A faculty committee report that has nothing — and everything — to do with the Steven Salaita fiasco has concluded that University of Illinois trustees should butt out when it comes to hiring below the dean level.
In other words, let the smart guys and gals from the chancellor on down handle the tough stuff, no matter what the statutory obligations of the trustees. In other words — wink, wink, nod, nod — trustees should pretend they’re still in charge and delegate their authority.
How that differs markedly from the status quo is hard to discern. Trustees are in charge, of course, but they largely defer to others in faculty hiring.
Therein lies the tale of how the Salaita case is wagging the dog.
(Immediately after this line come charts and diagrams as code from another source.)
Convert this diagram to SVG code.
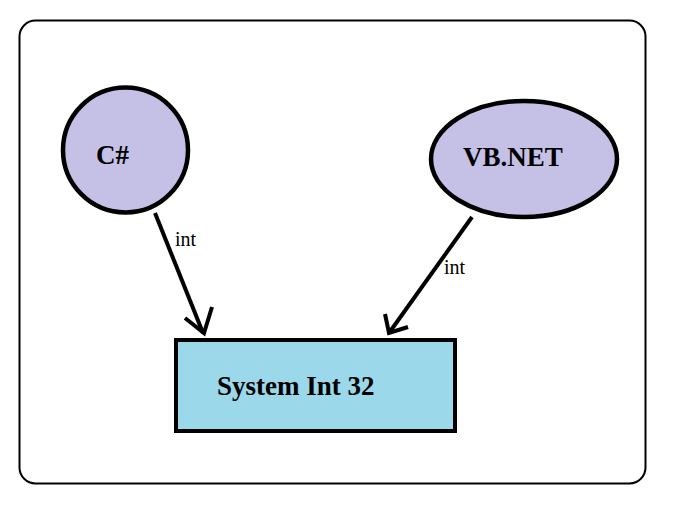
<svg xmlns="http://www.w3.org/2000/svg" width="681" height="514" viewBox="0 0 681 514">
<style>
.node{fill:#c5c0e6;stroke:#000;stroke-width:4.5}
.box{fill:#9bd8ea;stroke:#000;stroke-width:4}
.lbl{font-family:"Liberation Serif","Times New Roman",serif;font-weight:bold;font-size:27px;fill:#000}
.elbl{font-family:"Liberation Serif","Times New Roman",serif;font-size:20px;fill:#000}
.conn{stroke:#000;stroke-width:4;fill:none;stroke-linecap:butt}
</style>
<rect x="19.5" y="20.5" width="626" height="463" rx="16" ry="16" fill="#fff" stroke="#000" stroke-width="2"/>
<g id="node-csharp">
<circle class="node" cx="125.5" cy="150" r="62.5"/>
<text class="lbl" x="96" y="164">C#</text>
</g>
<g id="node-vbnet">
<ellipse class="node" cx="524" cy="159" rx="93" ry="58"/>
<text class="lbl" x="463" y="166">VB.NET</text>
</g>
<g id="node-system">
<rect class="box" x="176" y="340" width="279" height="91"/>
<text class="lbl" x="217" y="395">System Int 32</text>
</g>
<g id="connectors">
<path class="conn" d="M155,213 L203,333"/>
<path class="conn" d="M185,318 L204,333 L212,307"/>
<text class="elbl" x="175" y="246">int</text>
<path class="conn" d="M472,217 L389,333"/>
<path class="conn" d="M385,314 L389,333 L408,327"/>
<text class="elbl" x="444" y="274">int</text>
</g>
</svg>
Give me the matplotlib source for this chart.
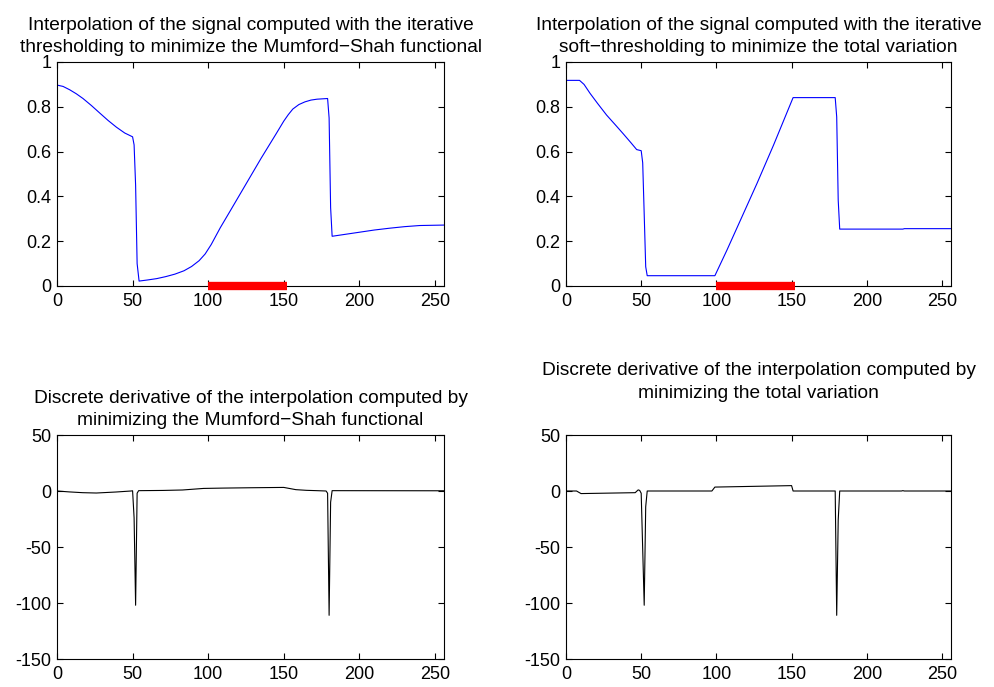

Committee chairman Eric Johnson deserves credit, although marginally so since the suggestion already has been widely discussed, for one good point. The fact that UI trustees sometimes approve faculty hiring after the prospective employees already have started teaching is not the best way to do business. But it’s not the end of the world either.
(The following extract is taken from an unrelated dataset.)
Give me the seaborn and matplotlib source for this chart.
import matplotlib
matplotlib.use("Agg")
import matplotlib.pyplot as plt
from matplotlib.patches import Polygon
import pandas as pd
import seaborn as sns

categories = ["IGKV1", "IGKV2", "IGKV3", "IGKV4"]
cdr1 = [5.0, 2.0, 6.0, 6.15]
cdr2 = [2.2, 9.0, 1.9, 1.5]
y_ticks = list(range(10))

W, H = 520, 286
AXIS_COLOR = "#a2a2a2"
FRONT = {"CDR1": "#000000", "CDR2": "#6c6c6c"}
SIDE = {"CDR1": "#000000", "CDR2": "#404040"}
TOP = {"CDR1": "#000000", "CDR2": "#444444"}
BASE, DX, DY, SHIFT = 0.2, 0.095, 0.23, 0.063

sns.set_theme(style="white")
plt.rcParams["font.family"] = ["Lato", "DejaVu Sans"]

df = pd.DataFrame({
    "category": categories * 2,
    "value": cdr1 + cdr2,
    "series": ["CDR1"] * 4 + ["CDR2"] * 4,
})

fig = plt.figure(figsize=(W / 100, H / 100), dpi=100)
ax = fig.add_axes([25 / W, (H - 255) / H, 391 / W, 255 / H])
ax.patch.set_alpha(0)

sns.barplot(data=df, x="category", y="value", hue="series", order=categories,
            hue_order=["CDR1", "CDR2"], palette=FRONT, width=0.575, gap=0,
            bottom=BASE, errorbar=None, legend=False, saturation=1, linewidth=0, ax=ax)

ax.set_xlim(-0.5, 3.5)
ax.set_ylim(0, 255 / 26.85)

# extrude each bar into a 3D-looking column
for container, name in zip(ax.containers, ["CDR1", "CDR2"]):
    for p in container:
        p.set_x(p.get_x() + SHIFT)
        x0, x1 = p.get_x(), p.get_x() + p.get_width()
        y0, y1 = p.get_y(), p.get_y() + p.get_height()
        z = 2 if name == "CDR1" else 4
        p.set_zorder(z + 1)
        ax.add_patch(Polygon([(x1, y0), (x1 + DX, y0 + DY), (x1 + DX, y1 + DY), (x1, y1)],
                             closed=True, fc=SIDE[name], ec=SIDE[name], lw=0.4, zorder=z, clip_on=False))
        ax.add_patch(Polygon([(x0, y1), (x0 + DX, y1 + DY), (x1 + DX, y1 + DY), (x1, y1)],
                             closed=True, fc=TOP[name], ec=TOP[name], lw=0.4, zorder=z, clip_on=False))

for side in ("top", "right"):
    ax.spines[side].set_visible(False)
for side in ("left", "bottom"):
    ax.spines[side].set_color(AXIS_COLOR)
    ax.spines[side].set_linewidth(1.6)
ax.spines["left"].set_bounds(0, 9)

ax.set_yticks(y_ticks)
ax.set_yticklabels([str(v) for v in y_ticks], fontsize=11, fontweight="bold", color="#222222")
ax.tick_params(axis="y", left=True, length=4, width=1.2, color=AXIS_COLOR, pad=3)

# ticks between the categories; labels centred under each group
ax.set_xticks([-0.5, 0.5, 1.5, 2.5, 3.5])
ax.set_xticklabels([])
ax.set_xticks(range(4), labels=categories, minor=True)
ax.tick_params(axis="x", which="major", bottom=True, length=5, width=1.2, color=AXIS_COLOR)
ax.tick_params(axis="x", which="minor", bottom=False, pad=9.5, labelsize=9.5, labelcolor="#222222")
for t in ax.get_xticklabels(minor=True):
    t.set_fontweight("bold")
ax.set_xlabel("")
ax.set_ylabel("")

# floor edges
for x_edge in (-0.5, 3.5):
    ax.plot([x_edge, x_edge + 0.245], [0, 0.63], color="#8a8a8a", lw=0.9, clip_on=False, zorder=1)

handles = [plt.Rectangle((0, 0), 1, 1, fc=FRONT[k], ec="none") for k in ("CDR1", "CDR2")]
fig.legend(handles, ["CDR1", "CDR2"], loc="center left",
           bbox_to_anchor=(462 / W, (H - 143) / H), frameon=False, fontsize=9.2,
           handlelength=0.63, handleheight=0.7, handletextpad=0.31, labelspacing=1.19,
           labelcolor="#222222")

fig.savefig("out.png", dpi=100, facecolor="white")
Consider for a moment the hundreds of faculty hires that trustees have approved over the years, no matter what the timing. Insert into that broad context the Salaita controversy.
However one might feel about the Salaita matter, it’s beyond obvious that it’s an isolated incident. So the notion that some intolerable circumstance has been revealed and must be rectified by neutering trustees is overwrought, to say the least.
To justify their position, committee members have trotted out an old chestnut — faculty recruitment will be made more difficult unless changes are made.
That’s hard to swallow. Given the prestige of the UI and the competition for scarce faculty positions, does anyone really believe that prospective faculty members would write off the UI as an employer because of the Salaita case? How many of these prospective employees could reasonably fear that they would engage in the kind of self-destructive behavior that Salaita did between job offer and contract approval?
Even the most slavish Salaita fans have to concede the odds against events of this nature recurring are overwhelming.
Let’s revisit the circumstances that resulted in this bizarre controversy. Between the time Salaita was offered a job and his contract was scheduled to be approved by UI trustees, Israel launched an assault in the Gaza Strip. Salaita then went on a tweeting rampage that was, at the least, indecorous and, at the most, a disqualifying indictment of the judgment required of a potential employee.
It wasn’t UI trustees who brought the Salaita issue to the attention of Chancellor Phyllis Wise. It was the reverse. Is the chancellor, too, to be excluded from a meaningful role in hiring decisions? Johnson’s committee suggests an answer in the affirmative.
The hiring process already is dominated by the faculty, and there’s absolutely nothing wrong with that. For the most part, they possess the background and insight needed to select from applicants interested in important and highly specialized positions. But it would be unwise for higher-ups to cede the total control over hiring that the committee seeks.
There is, of course, tension between the faculty and administration on every college campus, born of the concept of shared governance. In this case, the committee appears to be taking the position that faculty members should have the last word. That’s no more acceptable than if administrators requested sole authority to make decisions.
As for the trustees, they bear the ultimate legal responsibility for overseeing university operations. They exercise their duties with the utmost respect for professional judgment down the chain of command. That they have sparingly exercised their prerogatives to save the UI from itself is hardly good reason to overturn a process that’s worked long and well.